Six Need-to-Know Virtual Onboarding Tips

Six Need-to-Know Virtual Onboarding Tips

August 4, 2020 | Personnel Management

Virtual onboarding! Do those words scare you? Some charter schools have transitioned to remote work, making virtual onboarding of new hires a necessity. Are you ready? Is this your first time planning a virtual onboarding experience? How can you make a virtual onboarding experience effective? What do you need to know?

Why is the onboarding experience so important?

The average turnover rate for companies in the United States is 22 percent. That is a costly trend! In fact, 30 percent of new hires will resign within six months of hire. How can you prevent this from happening? By putting your best foot forward! We’ll go over six tips to ensure a superb onboarding experience.

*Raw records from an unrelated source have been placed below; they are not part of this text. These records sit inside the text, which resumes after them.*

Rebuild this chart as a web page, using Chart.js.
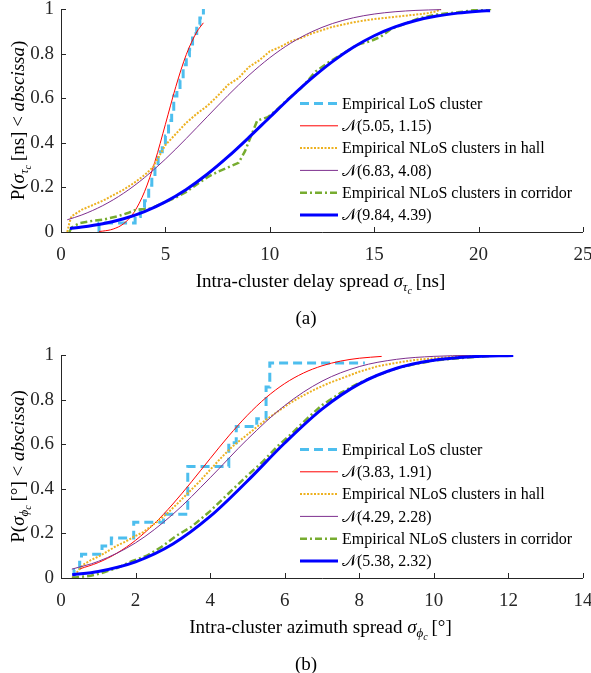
<!DOCTYPE html>
<html>
<head>
<meta charset="utf-8">
<script src="https://cdn.jsdelivr.net/npm/chart.js@4.4.1/dist/chart.umd.min.js"></script>
<style>
html, body { margin: 0; padding: 0; background: #fff; }
#wrap { position: relative; width: 591px; height: 673px; }
canvas { position: absolute; left: 0; }
</style>
</head>
<body>
<div id="wrap">
<canvas id="delayChart" width="591" height="336" style="top:0px"></canvas>
<canvas id="azimuthChart" width="591" height="337" style="top:336px"></canvas>
</div>
<script>
// ---- (a) intra-cluster delay spread [ns] ----
var aLabels = ["Empirical LoS cluster", "\u{1D4A9}(5.05, 1.15)", "Empirical NLoS clusters in hall",
               "\u{1D4A9}(6.83, 4.08)", "Empirical NLoS clusters in corridor", "\u{1D4A9}(9.84, 4.39)"];
var aXTicks = [0, 5, 10, 15, 20, 25];

var aLosX = [1.82, 1.82, 3.55, 3.8, 4.0, 4.2, 4.35, 4.5, 4.65, 4.85, 5.0, 5.15, 5.3, 5.4, 5.55, 5.7, 5.85, 6.0, 6.15, 6.3, 6.5, 6.65, 6.82];
var aLosY = [0, 0.04, 0.07, 0.11, 0.14, 0.21, 0.25, 0.29, 0.36, 0.39, 0.43, 0.5, 0.54, 0.61, 0.64, 0.68, 0.75, 0.79, 0.82, 0.89, 0.93, 0.96, 1.0];

var aLosFitX = [1.82, 2.0, 2.5, 3.0, 3.5, 4.0, 4.5, 5.0, 5.5, 6.0, 6.5, 6.82];
var aLosFitY = [0.0025, 0.004, 0.0133, 0.0373, 0.0888, 0.1806, 0.3163, 0.4828, 0.652, 0.7956, 0.8964, 0.938];

var aHallX = [0.3, 0.4, 0.5, 1.0, 1.5, 2.0, 2.5, 3.0, 3.5, 4.0, 4.4, 4.7, 5.0, 5.5, 6.0, 6.5, 7.0, 7.5, 8.0, 8.5,
              9.0, 9.5, 10.0, 10.5, 11.0, 11.5, 12.0, 12.5, 13.0, 13.5, 14.0, 14.5, 15.0, 15.5, 16.0, 16.5, 17.0, 17.5, 18.0, 18.2];
var aHallY = [0, 0.04, 0.07, 0.1, 0.12, 0.14, 0.165, 0.19, 0.22, 0.255, 0.29, 0.34, 0.39, 0.44, 0.49, 0.53, 0.565, 0.61, 0.66, 0.69,
              0.74, 0.77, 0.81, 0.83, 0.855, 0.87, 0.89, 0.905, 0.92, 0.93, 0.94, 0.948, 0.955, 0.96, 0.965, 0.97, 0.975, 0.98, 0.99, 1.0];

var aHallFitX = [0.3, 1, 2, 3, 4, 5, 6, 7, 8, 9, 10, 11, 12, 13, 14, 15, 16, 17, 18.2];
var aHallFitY = [0.0548, 0.0765, 0.1183, 0.1739, 0.2439, 0.3268, 0.4195, 0.5166, 0.6128, 0.7026, 0.7815, 0.8466, 0.8974, 0.9348, 0.9606, 0.9774, 0.9877, 0.9937, 0.9973];

var aCorrX = [0.4, 0.5, 0.9, 1.5, 2.0, 2.7, 3.2, 3.6, 4.3, 5.0, 5.5, 6.0, 6.6, 7.0, 7.5, 8.0, 8.5, 8.8, 9.1, 9.4,
              9.9, 10.3, 10.8, 11.5, 12.2, 12.8, 13.5, 14.2, 14.8, 15.3, 15.8, 16.5, 17.2, 18.0, 19.0, 19.8, 20.6];
var aCorrY = [0, 0.02, 0.04, 0.05, 0.055, 0.07, 0.085, 0.1, 0.105, 0.135, 0.155, 0.18, 0.22, 0.245, 0.27, 0.29, 0.31, 0.36, 0.43, 0.5,
              0.515, 0.545, 0.59, 0.645, 0.72, 0.76, 0.8, 0.84, 0.855, 0.875, 0.91, 0.935, 0.96, 0.975, 0.985, 0.995, 1.0];

var aCorrFitX = [0.43, 1, 2, 3, 4, 5, 6, 7, 8, 9, 10, 11, 12, 13, 14, 15, 16, 17, 18, 19, 20, 20.55];
var aCorrFitY = [0.016, 0.022, 0.037, 0.0596, 0.0917, 0.1351, 0.1908, 0.2588, 0.3376, 0.4242, 0.5145, 0.6042, 0.6886, 0.7642, 0.8284, 0.8801, 0.9197, 0.9486, 0.9685, 0.9815, 0.9897, 0.9927];

// ---- (b) intra-cluster azimuth spread [deg] ----
var bLabels = ["Empirical LoS cluster", "\u{1D4A9}(3.83, 1.91)", "Empirical NLoS clusters in hall",
               "\u{1D4A9}(4.29, 2.28)", "Empirical NLoS clusters in corridor", "\u{1D4A9}(5.38, 2.32)"];
var bXTicks = [0, 2, 4, 6, 8, 10, 12, 14];

var bLosX = [0.35, 0.35, 0.5, 0.55, 1.1, 1.35, 1.95, 2.75, 3.4, 4.5, 4.7, 5.25, 5.5, 5.6, 8.15];
var bLosY = [0, 0.036, 0.071, 0.107, 0.143, 0.179, 0.25, 0.286, 0.5, 0.607, 0.679, 0.714, 0.857, 0.964, 0.964];

var bLosFitX = [0.5, 1, 1.5, 2, 2.5, 3, 3.5, 4, 4.5, 5, 5.5, 6, 6.5, 7, 7.5, 8, 8.6];
var bLosFitY = [0.0407, 0.0692, 0.1113, 0.169, 0.2431, 0.3318, 0.4314, 0.5355, 0.6372, 0.73, 0.809, 0.872, 0.9189, 0.9515, 0.9727, 0.9855, 0.9937];

var bHallX = [0.3, 0.45, 0.6, 0.8, 1.05, 1.3, 1.5, 1.75, 1.95, 2.2, 2.4, 2.6, 2.85, 3.1, 3.4, 3.7, 4.0, 4.3, 4.6, 4.9,
              5.2, 5.5, 5.8, 6.1, 6.4, 6.8, 7.2, 7.6, 8.0, 8.5, 9.0, 9.5, 10.0, 10.6, 11.3, 12.0];
var bHallY = [0, 0.03, 0.06, 0.08, 0.1, 0.125, 0.145, 0.165, 0.185, 0.205, 0.23, 0.255, 0.29, 0.33, 0.38, 0.43, 0.485, 0.54, 0.59, 0.63,
              0.67, 0.71, 0.745, 0.78, 0.81, 0.845, 0.875, 0.9, 0.925, 0.95, 0.965, 0.978, 0.985, 0.993, 0.998, 1.0];

var bHallFitX = [0.29, 1, 2, 3, 4, 5, 6, 7, 8, 9, 10, 11, 12.1];
var bHallFitY = [0.0397, 0.0745, 0.1577, 0.2857, 0.4494, 0.6222, 0.7734, 0.8827, 0.9481, 0.9806, 0.9939, 0.9984, 0.9997];

var bCorrX = [0.3, 0.5, 0.8, 1.05, 1.5, 1.9, 2.3, 2.7, 3.1, 3.5, 4.0, 4.5, 5.0, 5.4, 5.8, 6.2, 6.6, 7.0, 7.5, 8.0,
              8.5, 9.0, 9.5, 10.0, 10.5, 11.0, 11.5, 12.0];
var bCorrY = [0, 0.005, 0.01, 0.02, 0.045, 0.075, 0.1, 0.14, 0.19, 0.23, 0.3, 0.38, 0.46, 0.52, 0.59, 0.65, 0.715, 0.775, 0.83, 0.875,
              0.91, 0.94, 0.96, 0.975, 0.983, 0.99, 0.996, 1.0];

var bCorrFitX = [0.3, 1, 2, 3, 4, 5, 6, 7, 8, 9, 10, 11, 12.13];
var bCorrFitY = [0.0143, 0.0295, 0.0726, 0.1525, 0.276, 0.435, 0.6054, 0.7575, 0.8706, 0.9407, 0.9768, 0.9923, 0.9982];

var SERIF = "'Liberation Serif', 'Times New Roman', serif";
var AXIS_COLOR = "#262626";

// line look of the six series, same order as the labels
var looks = [
    { color: "#4DBEEE", width: 3, dash: [9, 5], stepped: true, order: 6 },
    { color: "#FF0000", width: 1, dash: [], fit: true, order: 5 },
    { color: "#EDB120", width: 2, dash: [2, 1.5], order: 4 },
    { color: "#7E2F8E", width: 1, dash: [], fit: true, order: 3 },
    { color: "#77AC30", width: 2.5, dash: [7, 3, 2, 3], order: 2 },
    { color: "#0000FF", width: 3, dash: [], fit: true, order: 1 }
];

function pts(xs, ys) {
    return xs.map(function (x, i) { return { x: x, y: ys[i] }; });
}

function makeDatasets(labels, series) {
    return series.map(function (s, i) {
        var lk = looks[i];
        return {
            label: labels[i],
            data: pts(s[0], s[1]),
            borderColor: lk.color,
            backgroundColor: lk.color,
            borderWidth: lk.width,
            borderDash: lk.dash,
            borderCapStyle: "butt",
            stepped: lk.stepped ? true : false,
            cubicInterpolationMode: lk.fit ? "monotone" : "default",
            tension: 0,
            pointRadius: 0,
            fill: false,
            order: lk.order
        };
    });
}

function fontOf(s) {
    return (s.i ? "italic " : "") + s.size + "px " + SERIF;
}

// draw a line of text made of pieces (italic, sub-scripts)
function drawRich(ctx, segs, cx, cy, vertical) {
    var total = 0;
    segs.forEach(function (s) {
        ctx.font = fontOf(s);
        s.w = ctx.measureText(s.t).width;
        total += s.w;
    });
    ctx.save();
    ctx.translate(cx, cy);
    if (vertical) ctx.rotate(-Math.PI / 2);
    ctx.textBaseline = "alphabetic";
    ctx.textAlign = "left";
    ctx.fillStyle = "#000";
    var x = -total / 2;
    segs.forEach(function (s) {
        ctx.font = fontOf(s);
        ctx.fillText(s.t, x, 6 + (s.dy || 0));
        x += s.w;
    });
    ctx.restore();
}

var decor = {
    id: "decor",
    afterDatasetsDraw: function (chart) {
        var ctx = chart.ctx, a = chart.chartArea;
        var xs = chart.scales.x, ys = chart.scales.y;
        ctx.save();
        ctx.strokeStyle = AXIS_COLOR;
        ctx.lineWidth = 1;
        ctx.beginPath();
        ctx.moveTo(a.left + 0.5, a.top);
        ctx.lineTo(a.left + 0.5, a.bottom + 0.5);
        ctx.lineTo(a.right, a.bottom + 0.5);
        xs.ticks.forEach(function (t) {
            var px = Math.round(xs.getPixelForValue(t.value)) + 0.5;
            ctx.moveTo(px, a.bottom);
            ctx.lineTo(px, a.bottom - 5);
        });
        ys.ticks.forEach(function (t) {
            var py = Math.round(ys.getPixelForValue(t.value)) + 0.5;
            ctx.moveTo(a.left, py);
            ctx.lineTo(a.left + 5, py);
        });
        ctx.stroke();
        ctx.restore();
    },
    afterDraw: function (chart) {
        var ctx = chart.ctx, a = chart.chartArea;
        var opt = chart.options.plugins.decor;
        // legend inside the axes, lower right
        ctx.save();
        chart.data.datasets.forEach(function (ds, i) {
            var y = a.bottom - 128.5 + i * 22.3;
            ctx.strokeStyle = ds.borderColor;
            ctx.lineWidth = ds.borderWidth;
            ctx.setLineDash(ds.borderDash);
            ctx.lineCap = "butt";
            ctx.beginPath();
            ctx.moveTo(300, y);
            ctx.lineTo(338, y);
            ctx.stroke();
            ctx.setLineDash([]);
            ctx.fillStyle = "#000";
            ctx.font = "16px " + SERIF;
            ctx.textBaseline = "middle";
            ctx.textAlign = "left";
            ctx.fillText(ds.label, 342, y + 1);
        });
        ctx.restore();
        drawRich(ctx, opt.yTitle, 18, (a.top + a.bottom) / 2, true);
        drawRich(ctx, opt.xTitle, (a.left + a.right) / 2 - 1.5, a.bottom + 49, false);
        drawRich(ctx, [{ t: opt.caption, size: 19 }], 306, a.bottom + 86, false);
    }
};

function makeChart(id, cfg) {
    var height = document.getElementById(id).height;
    return new Chart(document.getElementById(id).getContext("2d"), {
        type: "line",
        data: { datasets: makeDatasets(cfg.labels, cfg.series) },
        plugins: [decor],
        options: {
            responsive: false,
            animation: false,
            devicePixelRatio: 1,
            layout: { padding: { top: cfg.top, right: 8, left: 0, bottom: 0 } },
            plugins: {
                legend: { display: false },
                tooltip: { enabled: false },
                decor: { yTitle: cfg.yTitle, xTitle: cfg.xTitle, caption: cfg.caption }
            },
            scales: {
                x: {
                    type: "linear",
                    min: cfg.xTicks[0],
                    max: cfg.xTicks[cfg.xTicks.length - 1],
                    afterBuildTicks: function (s) {
                        s.ticks = cfg.xTicks.map(function (v) { return { value: v }; });
                    },
                    ticks: { font: { family: SERIF, size: 19 }, color: AXIS_COLOR, padding: 12, maxRotation: 0, autoSkip: false },
                    grid: { display: false, drawTicks: false },
                    border: { display: false },
                    afterFit: function (s) {
                        s.height = height - cfg.top - 223;
                        s.paddingLeft = 0;
                        s.paddingRight = 0;
                    }
                },
                y: {
                    min: 0,
                    max: 1,
                    ticks: {
                        stepSize: 0.2,
                        font: { family: SERIF, size: 19 },
                        color: AXIS_COLOR,
                        padding: 7,
                        callback: function (v) { return String(Number(v.toFixed(2))); }
                    },
                    grid: { display: false, drawTicks: false },
                    border: { display: false },
                    afterFit: function (s) {
                        s.width = 61;
                        s.paddingTop = 0;
                        s.paddingBottom = 0;
                    }
                }
            }
        }
    });
}

makeChart("delayChart", {
    labels: aLabels,
    xTicks: aXTicks,
    top: 9,
    series: [[aLosX, aLosY], [aLosFitX, aLosFitY], [aHallX, aHallY], [aHallFitX, aHallFitY], [aCorrX, aCorrY], [aCorrFitX, aCorrFitY]],
    yTitle: [{ t: "P(", size: 19 }, { t: "\u03C3", i: 1, size: 19 }, { t: "\u03C4", i: 1, size: 13, dy: 4 }, { t: "c", i: 1, size: 10, dy: 7 },
             { t: "\u2009[ns] < ", size: 19 }, { t: "abscissa", i: 1, size: 19 }, { t: ")", size: 19 }],
    xTitle: [{ t: "Intra-cluster delay spread ", size: 19 }, { t: "\u03C3", i: 1, size: 19 }, { t: "\u03C4", i: 1, size: 13, dy: 4 },
             { t: "c", i: 1, size: 10, dy: 7 }, { t: "\u2009[ns]", size: 19 }],
    caption: "(a)"
});

makeChart("azimuthChart", {
    labels: bLabels,
    xTicks: bXTicks,
    top: 19,
    series: [[bLosX, bLosY], [bLosFitX, bLosFitY], [bHallX, bHallY], [bHallFitX, bHallFitY], [bCorrX, bCorrY], [bCorrFitX, bCorrFitY]],
    yTitle: [{ t: "P(", size: 19 }, { t: "\u03C3", i: 1, size: 19 }, { t: "\u03D5", i: 1, size: 13, dy: 4 }, { t: "c", i: 1, size: 10, dy: 7 },
             { t: "\u2009[\u00B0] < ", size: 19 }, { t: "abscissa", i: 1, size: 19 }, { t: ")", size: 19 }],
    xTitle: [{ t: "Intra-cluster azimuth spread ", size: 19 }, { t: "\u03C3", i: 1, size: 19 }, { t: "\u03D5", i: 1, size: 13, dy: 4 },
             { t: "c", i: 1, size: 10, dy: 7 }, { t: "\u2009[\u00B0]", size: 19 }],
    caption: "(b)"
});
</script>
</body>
</html>
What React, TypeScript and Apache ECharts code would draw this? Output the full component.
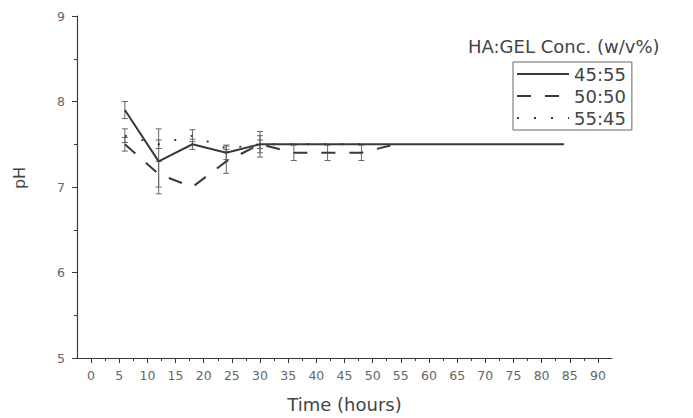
import React, { useEffect, useRef } from "react";
import * as echarts from "echarts";

const seriesNames = ["45:55", "50:50", "55:45"];
const solidTimes = [6, 12, 18, 24, 30, 36, 42, 48, 84];
const solidValues = [7.9, 7.3, 7.5, 7.4, 7.5, 7.5, 7.5, 7.5, 7.5];
const solidErr = [0.1, 0.38, 0.06, 0.08, 0.15, 0, 0, 0, 0];
const dashedTimes = [6, 12, 18, 24, 30, 36, 42, 48, 54];
const dashedValues = [7.5, 7.15, 7.0, 7.3, 7.5, 7.4, 7.4, 7.4, 7.5];
const dashedErr = [0.08, 0.15, 0, 0.14, 0.1, 0.09, 0.09, 0.09, 0];
const dottedTimes = [6, 12, 18, 24, 30, 36, 42, 48];
const dottedValues = [7.6, 7.5, 7.6, 7.45, 7.5, 7.5, 7.5, 7.5];
const dottedErr = [0.08, 0.05, 0.07, 0.04, 0.05, 0, 0, 0];
const xMajorTicks = [0, 5, 10, 15, 20, 25, 30, 35, 40, 45, 50, 55, 60, 65, 70, 75, 80, 85, 90];
const xMinorTicks = [2.5, 7.5, 12.5, 17.5, 22.5, 27.5, 32.5, 37.5, 42.5, 47.5, 52.5, 57.5, 62.5, 67.5, 72.5, 77.5, 82.5, 87.5];
const legendTitle = "HA:GEL Conc. (w/v%)";

const FONT = "DejaVu Sans";
const INK = "#3a3a3a";
const LABEL = "#666";

function errorSeries(times: number[], values: number[], errs: number[]) {
  const data = times
    .map((t, i) => [t, values[i] - errs[i], values[i] + errs[i]])
    .filter((_, i) => errs[i] > 0);
  return {
    type: "custom",
    silent: true,
    xAxisIndex: 0,
    yAxisIndex: 0,
    data,
    renderItem: (params: any, api: any) => {
      const x = api.value(0);
      const lo = api.coord([x, api.value(1)]);
      const hi = api.coord([x, api.value(2)]);
      const cap = 3;
      const style = { stroke: "#666", lineWidth: 1 };
      return {
        type: "group",
        children: [
          { type: "line", shape: { x1: lo[0], y1: lo[1], x2: hi[0], y2: hi[1] }, style },
          { type: "line", shape: { x1: lo[0] - cap, y1: lo[1], x2: lo[0] + cap, y2: lo[1] }, style },
          { type: "line", shape: { x1: hi[0] - cap, y1: hi[1], x2: hi[0] + cap, y2: hi[1] }, style },
        ],
      };
    },
    z: 1,
  };
}

export default function App() {
  const ref = useRef<HTMLDivElement>(null);
  useEffect(() => {
    document.body.style.margin = "0";
    const chart = echarts.init(ref.current!, null, { renderer: "svg" });
    const zip = (t: number[], v: number[]) => t.map((x, i) => [x, v[i]]);
    chart.setOption({
      animation: false,
      backgroundColor: "#fff",
      textStyle: { fontFamily: FONT },
      title: {
        text: legendTitle,
        left: 468,
        top: 37,
        padding: 0,
        textStyle: { fontFamily: FONT, fontSize: 18, fontWeight: "normal", color: "#444" },
      },
      legend: {
        orient: "vertical",
        left: 513,
        top: 62,
        padding: [2, 6, 2, 3],
        itemGap: 2,
        itemWidth: 52,
        itemHeight: 14,
        borderColor: "#666",
        borderWidth: 1,
        borderRadius: 0,
        data: seriesNames,
        itemStyle: { opacity: 0 },
        lineStyle: { opacity: 1 },
        textStyle: { fontFamily: FONT, fontSize: 18, lineHeight: 20, color: "#444" },
      },
      grid: { left: 77, top: 16, right: 81, bottom: 60 },
      xAxis: [
        {
          type: "value",
          min: -2.5,
          max: 92.5,
          name: "Time (hours)",
          nameLocation: "middle",
          nameGap: 37,
          nameTextStyle: { fontFamily: FONT, fontSize: 18, color: "#444" },
          axisLine: { show: true, onZero: false, lineStyle: { color: INK, width: 1.2 } },
          axisTick: { show: true, length: 5, customValues: xMajorTicks, lineStyle: { color: INK } },
          axisLabel: { customValues: xMajorTicks, fontFamily: FONT, fontSize: 12.5, color: LABEL, margin: 11 },
          splitLine: { show: false },
        },
        {
          type: "value",
          min: -2.5,
          max: 92.5,
          position: "bottom",
          axisLine: { show: false, onZero: false },
          axisTick: { show: true, length: 3, customValues: xMinorTicks, lineStyle: { color: INK } },
          axisLabel: { show: false },
          splitLine: { show: false },
        },
      ],
      yAxis: {
        type: "value",
        min: 5,
        max: 9,
        interval: 1,
        name: "pH",
        nameLocation: "middle",
        nameGap: 50,
        nameTextStyle: { fontFamily: FONT, fontSize: 16, color: "#444", padding: [0, 0, 0, 18] },
        axisLine: { show: true, onZero: false, lineStyle: { color: INK, width: 1.2 } },
        axisTick: { show: true, length: 5, lineStyle: { color: INK } },
        minorTick: { show: true, splitNumber: 2, length: 3, lineStyle: { color: INK } },
        axisLabel: { fontFamily: FONT, fontSize: 12.5, color: LABEL, margin: 12 },
        splitLine: { show: false },
      },
      series: [
        errorSeries(solidTimes, solidValues, solidErr),
        errorSeries(dashedTimes, dashedValues, dashedErr),
        errorSeries(dottedTimes, dottedValues, dottedErr),
        {
          name: seriesNames[0],
          type: "line",
          data: zip(solidTimes, solidValues),
          symbol: "none",
          color: INK,
          lineStyle: { color: INK, width: 2, type: "solid" },
          z: 3,
        },
        {
          name: seriesNames[1],
          type: "line",
          data: zip(dashedTimes, dashedValues),
          symbol: "none",
          color: INK,
          lineStyle: { color: INK, width: 2, type: [14, 14] },
          z: 3,
        },
        {
          name: seriesNames[2],
          type: "line",
          data: zip(dottedTimes, dottedValues),
          symbol: "none",
          color: INK,
          lineStyle: { color: INK, width: 2, type: [2, 15] },
          z: 3,
        },
      ],
    });
    return () => chart.dispose();
  }, []);
  return <div ref={ref} style={{ position: "fixed", left: 0, top: 0, width: 693, height: 418 }} />;
}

Over-prepare for Your New Employee

Managers should have a more structured approach to the virtual onboarding experience. Employers should strive to do their best to make the experience engaging and informative. Never try to “wing it” because you don’t have enough time to prepare. The experience will be lack luster and will show. Make the time and your efforts will pay off.

Keep the Process Human

Have face-to-face introductions. Use video meetings to introduce new hires to their team, manager and other key players. Craft a few starter questions. This will help break the ice.

Mix it up! Don’t let your employee get fatigued by only hearing one voice, yours! Bring in different team members along the way and have them assist you in the onboarding process.

Give a Warm Welcome

If you normally give new hires company swag consider sending them a gift box. Here are some examples of items you can include: t-shirt, sweatshirt, coffee mug, hat or office supplies.

Build Engagement

Onboarding should be interactive to keep participants engaged. People can only retain so much information. So, break it up. If using Zoom have breakout sessions, use polling questions, ask for feedback, schedule virtual lunches and coffee breaks.

Document Everything!

It is essential that you provide your new hires written documentation of everything they need to know, like job-specific process and procedures.

Stay in Touch!

Don’t let new remote employees fall into the out-of-sight, out-of-mind category. Make sure managers know they need to check on their new team members frequently. Onboarding should be a process that lasts at least 90 days.

Remember… a short-lived onboarding process will only frustrate the employee and cause them to burn-out. If you show a sincere interest in them it will make them feel like a valued team member.

What is the take-away?

Provide a high-quality onboarding experience! This will increase employee retention and satisfaction.